I'd painted the lamp's roundels on an earlier sprue, but this time I looked through my stock of MV reflective lenses; the LS 220 (red) & 221 (green) were about the right size. I drilled a dimple in each roundel out to #50 and Goo'ed four MV lenses in place. Then I spent a while playing with pictures.

Verdict: The reflected light can be seen, but you have to look (left side, just past the signal), but not conspicuous more than a foot from the audience. I will move this to a more visible location and glue it in place so it doesn't get vacuumed away. And I will build future switch stands like this batch, with a spike for a lamp.
BlairM Posted - 05/13/2018 : 5:30:07 PM
quote:
Originally posted by jbvb






This trackwork is really a nice junction, I like the look of the stained ties and dark ballast, it really does have the new england look. This particular photo really gets me witht the process and I am impressed how you move boldy forward through and beyond the turnout with the rail and then fill in the rest later; I know this is a traditional method, but it is still something to actually see it in progress.
This is really ancient stuff, goes back to the beginings of the hobby when you had to know how to do all of the handlaying if you wanted to be a modeler.
I really like seeing how the ties precede the rails just as in old prototype. The warm color of the stained wood really sparks a feeling for me that is a mix of pure nostalgia from prototypes, old-fashioned modeling and memories of some of my early wood modeling in scale.

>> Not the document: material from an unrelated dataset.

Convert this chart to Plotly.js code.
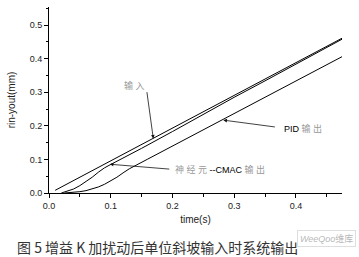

I love your photo of the turnout in the woods, that is the sort of railfanning I did as a kid, I grew up in Northeast PA where a lot of the duplicate routes were abandoned and you had to use imaginiation to see the railroad back in time past the trees.

Nice work.
Blair
jbvb Posted - 05/12/2018 : 10:40:41 PM
Bump: Searching for details of how I'd built something, found some typos. Progress continues on 5 Strong St., more pictures Sunday.
jbvb Posted - 05/01/2018 : 12:26:32 PM
It appears that capacitor purchasers tightened up their specs and improved their testing in the fallout. At any rate, I had a 10,000 uFd cap, bought for this purpose, and I just piggybacked it onto the non-component side of the PDC-1. That gave considerably more oomph, but not enough to make all buttons '1-push' reliable. Next time I feel like crawling under the layout, I'll look closely at the mechanisms. It probably doesn't help that Draw's west throat uses three kinds of twin-coil switch machines.
deemery Posted - 04/26/2018 : 3:50:12 PM
I had a computer that suffered from unreliable capacitors. (either HP or Dell. After that, I decided cheap Windows boxes weren't worth the hassle :-)

dave
jbvb Posted - 04/26/2018 : 3:30:47 PM
After a busy couple of weeks catching up and turning the debris from March storms into next winter's firewood, I had some time for the RR last night. Those of you who've operated here know the Draw staging's diode matrix didn't always throw turnouts completely on the first button press. I went after that.

The first problem was some 'tinned' bus wire I'd used, resulting in many cold solder joints:



Using magnification as I tried to re-do the bad ones, I realized the tinning was solder with a higher than normal melting point. But the diodes survived re-soldering with my 100W gun on the three old wires that remain on this side.



I replaced all four 'tinned' wires that had been on the diode side.

It works much better, but still takes multiple pushes for some turnouts. Next I'll look at my Miniatronics PDC-1 capacitive discharge unit - its 10,000 mFd capacitor should be plenty, but it could have been on the hobby shop's shelf long enough to date back to Nichicon's 2001-04 era of unreliable capacitors.
Tyson Rayles Posted - 03/21/2018 : 08:29:52 AM
[












jbvb Posted - 03/20/2018 : 11:13:37 PM
Thanks, Lynn, Pete and Dave. I'm away in a much warmer clime with meter-gauge RRs; Eastern Route work is unlikely to resume till after Tax Day.
Grubes Posted - 03/18/2018 : 09:26:43 AM
Nice touch James, little details add a lot of personality to a build.

Dave
Orionvp17 Posted - 03/16/2018 : 12:05:28 PM
Looks good, James. Keep going!

Pete
in Michigan
LynnB Posted - 03/16/2018 : 11:44:19 AM
Coming along nicely, I still have more catching up to do.